About the drinks & décor: The inviting round bar is your first stop, where mixologists trained by Jeff Bell from PDT will offer an artisanal beverage made from a mix of fresh veggies or fruit and trendy liquors --- try the “Fig Fix” made with Pommeau and fig jam. The main dining room is buzzy but not overly loud with striking art on the walls, hanging lights and leather-topped tables that help mute the noise. Seating of choice is the nook to the right where cozy banquettes afford a feeling of privilege as well as a prime location to watch the after-work, tourist and sophisticated crowd.

About the food & wine: The Italian-inspired menu from chef Ryan Hardy is delicious.
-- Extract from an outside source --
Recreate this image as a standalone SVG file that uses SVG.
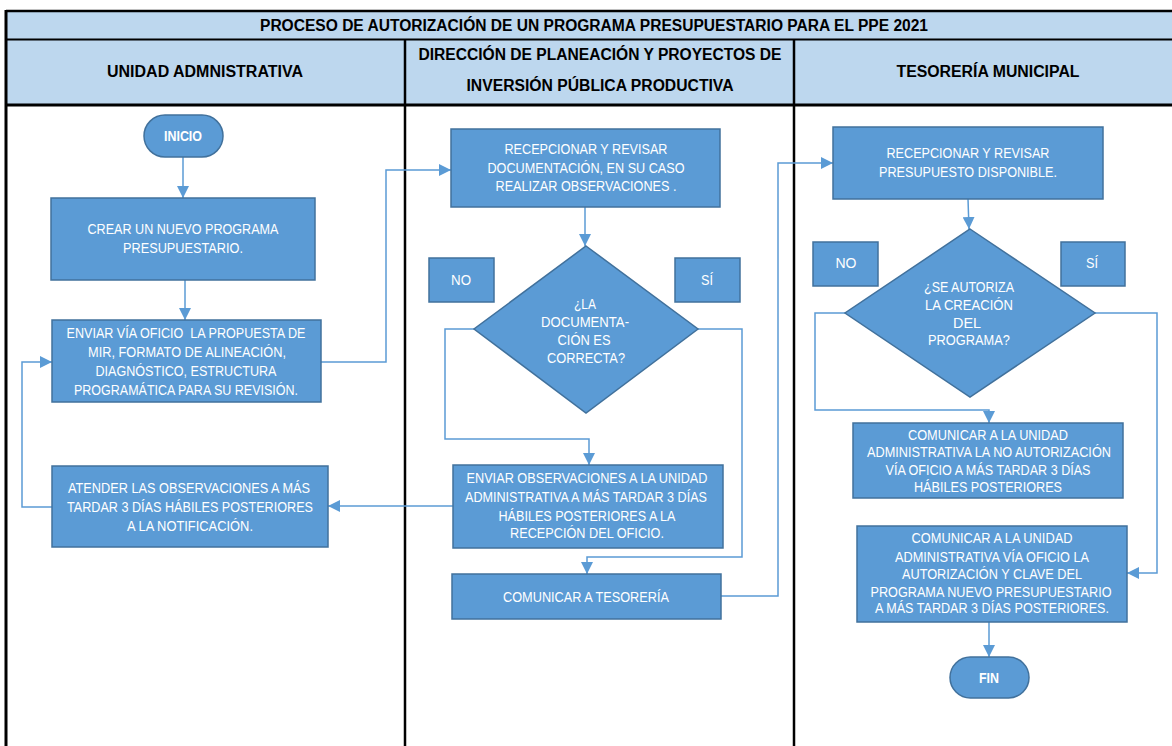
<svg xmlns="http://www.w3.org/2000/svg" width="1172" height="746" viewBox="0 0 1172 746">
<defs>
<style>
.hdr{fill:#BDD7EE;stroke:none}
.bl{stroke:#000;fill:none}
.box{fill:#5B9BD5;stroke:#41719C;stroke-width:1.5}
.t{font-family:"Liberation Sans Narrow","Liberation Sans",Arial,sans-serif;font-size:14px;fill:#FFFFFF;text-anchor:middle}
.tb{font-family:"Liberation Sans Narrow","Liberation Sans",Arial,sans-serif;font-size:14px;font-weight:bold;fill:#FFFFFF;text-anchor:middle}
.h{font-family:"Liberation Sans Narrow","Liberation Sans",Arial,sans-serif;font-size:16px;font-weight:bold;fill:#000;text-anchor:middle}
.c{fill:none;stroke:#5B9BD5;stroke-width:1.5}
.ca{fill:none;stroke:#5B9BD5;stroke-width:1.5;marker-end:url(#ah)}
</style>
<marker id="ah" markerUnits="userSpaceOnUse" markerWidth="12" markerHeight="12" viewBox="0 0 10 10" refX="10" refY="5" orient="auto">
<path d="M0,0 L10,5 L0,10 z" fill="#5B9BD5"/>
</marker>
</defs>
<rect width="1172" height="746" fill="#FFFFFF"/>
<g id="table">
<rect class="hdr" x="6" y="10" width="1166" height="95"/>
<line class="bl" x1="6" y1="11" x2="1172" y2="11" stroke-width="2.5"/>
<line class="bl" x1="6" y1="39.5" x2="1172" y2="39.5" stroke-width="2"/>
<line class="bl" x1="6" y1="105" x2="1172" y2="105" stroke-width="3"/>
<line class="bl" x1="6" y1="10" x2="6" y2="746" stroke-width="3"/>
<line class="bl" x1="405" y1="39" x2="405" y2="746" stroke-width="2.5"/>
<line class="bl" x1="794" y1="39" x2="794" y2="746" stroke-width="2.5"/>
<text class="h" x="594" y="31" textLength="668" lengthAdjust="spacingAndGlyphs">PROCESO DE AUTORIZACIÓN DE UN PROGRAMA PRESUPUESTARIO PARA EL PPE 2021</text>
<text class="h" x="205" y="77" textLength="196" lengthAdjust="spacingAndGlyphs">UNIDAD ADMNISTRATIVA</text>
<text class="h" x="600" y="60" textLength="363" lengthAdjust="spacingAndGlyphs">DIRECCIÓN DE PLANEACIÓN Y PROYECTOS DE</text>
<text class="h" x="600" y="91" textLength="267" lengthAdjust="spacingAndGlyphs">INVERSIÓN PÚBLICA PRODUCTIVA</text>
<text class="h" x="988" y="77" textLength="183" lengthAdjust="spacingAndGlyphs">TESORERÍA MUNICIPAL</text>
</g>
<g id="connectors">
<path class="ca" d="M183,157 V198"/>
<path class="ca" d="M185,280 V320"/>
<path class="ca" d="M321,362 H386 V170 H451"/>
<path class="ca" d="M585,207 V246"/>
<path class="ca" d="M474,329 H445 V439 H589 V465"/>
<path class="ca" d="M698,329 H742 V557 H587 V574"/>
<path class="ca" d="M453,506 H328"/>
<path class="ca" d="M52,507 H22 V362 H52"/>
<path class="ca" d="M721,596 H778 V163 H833"/>
<path class="ca" d="M968,199 L969,229"/>
<path class="ca" d="M845,313 H815 V410 H989 V423"/>
<path class="ca" d="M1095,313 H1157 V573 H1127"/>
<path class="ca" d="M989,622 V657"/>
</g>
<g id="inicio">
<rect class="box" x="144" y="115" width="79" height="42" rx="21"/>
<text class="tb" x="183" y="141" textLength="38" lengthAdjust="spacingAndGlyphs">INICIO</text>
</g>
<g id="crear">
<rect class="box" x="51" y="198" width="264" height="82"/>
<text class="t" x="183" y="234" textLength="191" lengthAdjust="spacingAndGlyphs">CREAR UN NUEVO PROGRAMA</text>
<text class="t" x="183" y="253" textLength="120" lengthAdjust="spacingAndGlyphs">PRESUPUESTARIO.</text>
</g>
<g id="enviar">
<rect class="box" x="52" y="320" width="269" height="82"/>
<text class="t" x="186" y="338" textLength="239" lengthAdjust="spacingAndGlyphs" xml:space="preserve">ENVIAR VÍA OFICIO  LA PROPUESTA DE</text>
<text class="t" x="187" y="357" textLength="198" lengthAdjust="spacingAndGlyphs">MIR, FORMATO DE ALINEACIÓN,</text>
<text class="t" x="186" y="376" textLength="181" lengthAdjust="spacingAndGlyphs">DIAGNÓSTICO, ESTRUCTURA</text>
<text class="t" x="186" y="395" textLength="224" lengthAdjust="spacingAndGlyphs">PROGRAMÁTICA PARA SU REVISIÓN.</text>
</g>
<g id="atender">
<rect class="box" x="52" y="466" width="276" height="81"/>
<text class="t" x="189" y="493" textLength="242" lengthAdjust="spacingAndGlyphs">ATENDER LAS OBSERVACIONES A MÁS</text>
<text class="t" x="190" y="512" textLength="246" lengthAdjust="spacingAndGlyphs">TARDAR 3 DÍAS HÁBILES POSTERIORES</text>
<text class="t" x="190" y="531" textLength="126" lengthAdjust="spacingAndGlyphs">A LA NOTIFICACIÓN.</text>
</g>
<g id="recepcionar-doc">
<rect class="box" x="451" y="129" width="269" height="78"/>
<text class="t" x="586" y="154" textLength="163" lengthAdjust="spacingAndGlyphs">RECEPCIONAR Y REVISAR</text>
<text class="t" x="586" y="173" textLength="197" lengthAdjust="spacingAndGlyphs">DOCUMENTACIÓN, EN SU CASO</text>
<text class="t" x="586" y="191" textLength="181" lengthAdjust="spacingAndGlyphs">REALIZAR OBSERVACIONES .</text>
</g>
<g id="no1">
<rect class="box" x="429" y="258" width="65" height="44"/>
<text class="t" x="461" y="285" textLength="20" lengthAdjust="spacingAndGlyphs">NO</text>
</g>
<g id="si1">
<rect class="box" x="675" y="258" width="65" height="44"/>
<text class="t" x="707" y="285" textLength="12" lengthAdjust="spacingAndGlyphs">SÍ</text>
</g>
<g id="decision-doc">
<polygon class="box" points="586,246 698,329 586,413 474,329"/>
<text class="t" x="585" y="309" textLength="22" lengthAdjust="spacingAndGlyphs">¿LA</text>
<text class="t" x="585" y="327" textLength="88" lengthAdjust="spacingAndGlyphs">DOCUMENTA-</text>
<text class="t" x="584" y="345" textLength="53" lengthAdjust="spacingAndGlyphs">CIÓN ES</text>
<text class="t" x="586" y="363" textLength="78" lengthAdjust="spacingAndGlyphs">CORRECTA?</text>
</g>
<g id="enviar-obs">
<rect class="box" x="453" y="465" width="270" height="83"/>
<text class="t" x="587" y="483" textLength="241" lengthAdjust="spacingAndGlyphs">ENVIAR OBSERVACIONES A LA UNIDAD</text>
<text class="t" x="586" y="502" textLength="242" lengthAdjust="spacingAndGlyphs">ADMINISTRATIVA A MÁS TARDAR 3 DÍAS</text>
<text class="t" x="587" y="521" textLength="177" lengthAdjust="spacingAndGlyphs">HÁBILES POSTERIORES A LA</text>
<text class="t" x="587" y="538" textLength="154" lengthAdjust="spacingAndGlyphs">RECEPCIÓN DEL OFICIO.</text>
</g>
<g id="comunicar-tesoreria">
<rect class="box" x="452" y="574" width="269" height="45"/>
<text class="t" x="586" y="602" textLength="166" lengthAdjust="spacingAndGlyphs">COMUNICAR A TESORERÍA</text>
</g>
<g id="recepcionar-presupuesto">
<rect class="box" x="833" y="127" width="270" height="72"/>
<text class="t" x="968" y="158" textLength="163" lengthAdjust="spacingAndGlyphs">RECEPCIONAR Y REVISAR</text>
<text class="t" x="968" y="177" textLength="178" lengthAdjust="spacingAndGlyphs">PRESUPUESTO DISPONIBLE.</text>
</g>
<g id="no2">
<rect class="box" x="813" y="242" width="65" height="44"/>
<text class="t" x="846" y="268" textLength="21" lengthAdjust="spacingAndGlyphs">NO</text>
</g>
<g id="si2">
<rect class="box" x="1061" y="242" width="64" height="44"/>
<text class="t" x="1092" y="268" textLength="12" lengthAdjust="spacingAndGlyphs">SÍ</text>
</g>
<g id="decision-autoriza">
<polygon class="box" points="970,229 1095,313 970,397 845,313"/>
<text class="t" x="969" y="292" textLength="90" lengthAdjust="spacingAndGlyphs">¿SE AUTORIZA</text>
<text class="t" x="969" y="310" textLength="88" lengthAdjust="spacingAndGlyphs">LA CREACIÓN</text>
<text class="t" x="967" y="328" textLength="28" lengthAdjust="spacingAndGlyphs">DEL</text>
<text class="t" x="969" y="345" textLength="82" lengthAdjust="spacingAndGlyphs">PROGRAMA?</text>
</g>
<g id="comunicar-no">
<rect class="box" x="853" y="423" width="270" height="75"/>
<text class="t" x="988" y="440" textLength="160" lengthAdjust="spacingAndGlyphs">COMUNICAR A LA UNIDAD</text>
<text class="t" x="989" y="457" textLength="244" lengthAdjust="spacingAndGlyphs">ADMINISTRATIVA LA NO AUTORIZACIÓN</text>
<text class="t" x="988" y="475" textLength="205" lengthAdjust="spacingAndGlyphs">VÍA OFICIO A MÁS TARDAR 3 DÍAS</text>
<text class="t" x="988" y="492" textLength="148" lengthAdjust="spacingAndGlyphs">HÁBILES POSTERIORES</text>
</g>
<g id="comunicar-autorizacion">
<rect class="box" x="857" y="526" width="270" height="96"/>
<text class="t" x="992" y="543" textLength="161" lengthAdjust="spacingAndGlyphs">COMUNICAR A LA UNIDAD</text>
<text class="t" x="992" y="562" textLength="194" lengthAdjust="spacingAndGlyphs">ADMINISTRATIVA VÍA OFICIO LA</text>
<text class="t" x="992" y="579" textLength="180" lengthAdjust="spacingAndGlyphs">AUTORIZACIÓN Y CLAVE DEL</text>
<text class="t" x="991" y="597" textLength="241" lengthAdjust="spacingAndGlyphs">PROGRAMA NUEVO PRESUPUESTARIO</text>
<text class="t" x="992" y="613" textLength="234" lengthAdjust="spacingAndGlyphs">A MÁS TARDAR 3 DÍAS POSTERIORES.</text>
</g>
<g id="fin">
<rect class="box" x="950" y="657" width="79" height="41" rx="20.5"/>
<text class="tb" x="989" y="683" textLength="20" lengthAdjust="spacingAndGlyphs">FIN</text>
</g>
</svg>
Über-fresh crudos are a must, served as a trio with selections drawn from live diver scallops, fluke, Spanish mackerel, red snapper and hamachi. Homemade bread costs extra but is worth it, accompanied by lardo and several cultured butters. Hopefully someone in your group isn’t a vegetarian, because you’ll want to order the honey-lacquered duck for two, making a Peking duck seem like a relic from the Old Country. Pastas are especially wonderful, so non-meat eaters won’t suffer at all; go for the oversized raviolo doppio, a shareable piece filled with pumpkin, smoked leek and lobster mushroom, a specialty of the house. If you still have room, the chocolate fondente for dessert is luscious. The wine list is well curated with both traditional and less known choices with most from Italy and France, and the knowledgeable sommelier will let you sample a few before you commit to a glass or bottle.